To make the database fulfil above conditions, the process of normalization is performed on the attributes. Normalization is a process of decomposing the relational schemas and breaking them into smaller relational schemas that possesses desirable properties.

 

 

Functional Independence:

 

Two fields are said to be functional independent if they are not fully dependent on the complete primary key.

 

For example: po_no, rate, item

 

Here rate is not dependent on the primary key. So, the rate is functionally independent.

 

 

 Functional Dependencies:

 

Functional dependencies are constraints on the set of legal relations. The notion of functional dependency is the generalization of the notion of a key. It is the property of the semantics or meaning of the attributes.

 

Let R be a relational schema and let (A₁, A₂… A_n) be the attributes of R. The functional dependency, denoted by X → Y, between two set of attributes X and Y (X ∈ R and Y ∈ R) that are subsets of R specifies a constraint on the possible tuples that can form a relation state ‘r’ of R.  The constraint is that, for any two tuples t₁ and t₂ in ‘r’, that have t₁[X] =t₂[X], we must also have t₁[Y] =t₂[Y].

 

This means that the values of the Y component of a tuple in ‘r’ depends on (or determined by) the values of the X component. Alternatively, the values of the X component of a tuple uniquely (or functionally) determine the values of the Y component.

 

So, X functionally determines Y in a relation schema R if and only if, whenever two tuples of r(R) of agree on their X value, they must necessarily agree on their Y value.

 

Note:

1. If X is a candidate key of R, then X → Y for any subset of attributes of Y of R.
2. If X → Y in R, this does not say whether or not Y → X in R.

 

 

Dependencies in DBMS:

A dependency in DBMS is a relation between two or more attributes. It has the following types in DBMS:

1. Functional Dependency
2. Fully-Functional Dependency
3. Transitive Dependency
4. Multivalued Dependency
5. Partial Dependency

 

1.   Functional Dependency:

If the information stored in a table can uniquely determine another information in the same table, then it is called Functional Dependency. Consider it as an association between two attributes of the same relation.

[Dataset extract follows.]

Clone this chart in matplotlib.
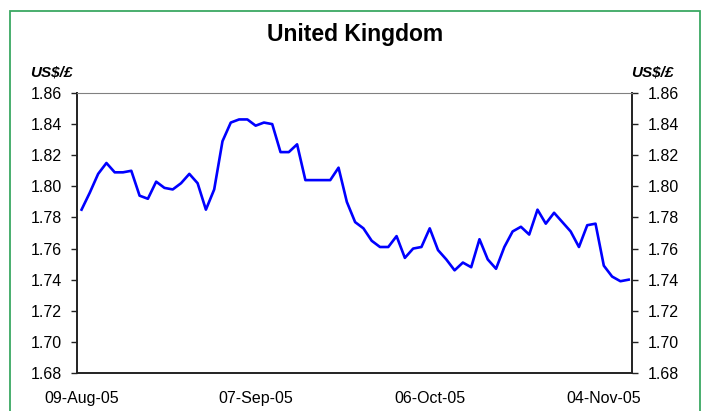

If P functionally determines Q, then P -> Q.

Ex:

EmpID	EmpName	EmpAge
E101	Ajit	30
E102	Rohit	32

 

In the above table, as you can see that, EmpName is functionally dependent on EmpID because EmpName can take only one value for the given value of EmpID. So,

EmpID ->EmpName

Thus, Employee Name (EmpName) is functionally dependent on Employee ID (EmpID).

 

2.   Fully-functionally Dependency:

An attribute is fully functional dependent on another attribute, if it is Functionally Dependent on that attribute and not on any of its proper subset.

For ex:, an attribute Q is fully functional dependent on another attribute P, if it is Functionally Dependent on P and not on any of the proper subset of P.

Ex: Consider the following ProjectCost and EmployeeProject relations.

ProjectID	ProjectCost
001	1000
002	5000

 

 

EmpID	ProjectID	Days (spent on the project)
E101	P01	220
E102	P02	150

The above relations states:

EmpID, ProjectID, ProjectCost -> Days

However, it is not fully functional dependent.

Whereas the subset {EmpID, ProjectID} can easily determine the {Days} spent on the project by the employee.

This summarizes and gives our fully functional dependency −

{EmpID, ProjectID}  -> (Days)

3.   Transitive Dependency

When an indirect relationship causes functional dependency it is called Transitive Dependency.

If P -> Q and Q -> R is true, then P-> R is a transitive dependency.

 

4.   Multivalued Dependency

When existence of one or more rows in a table implies one or more other rows in the same table, then the Multi-valued dependencies occur.

If a table has attributes P, Q and R, then Q and R are multi-valued facts of P.

It is represented by double arrow (->->).

For our example:

P->->Q
Q->->R

In the above case, Multivalued Dependency exists only if Q and R are independent attributes.

 

5.   Partial Dependency

Partial Dependency occurs when a nonprime attribute is functionally dependent on part of a candidate key.

The 2nd Normal Form (2NF) eliminates the Partial Dependency. For ex. consider the below StudentProject relation:

 

StudentID	ProjectNo	StudentName	ProjectName
S01	199	Katie	Geo Location
S02	120	Ollie	Cluster Exploration

In the above table, we have partial dependency; let us see how −

·         The prime key attributes are StudentID and ProjectNo.

·         As stated earlier, the non-prime attributes i.e. StudentName and ProjectName should be functionally dependent on part of a candidate key, to be Partial Dependent.

·         The StudentName can be determined by StudentID that makes the relation Partial Dependent.

·         The ProjectName can be determined by ProjectID, which that the relation Partial Dependent.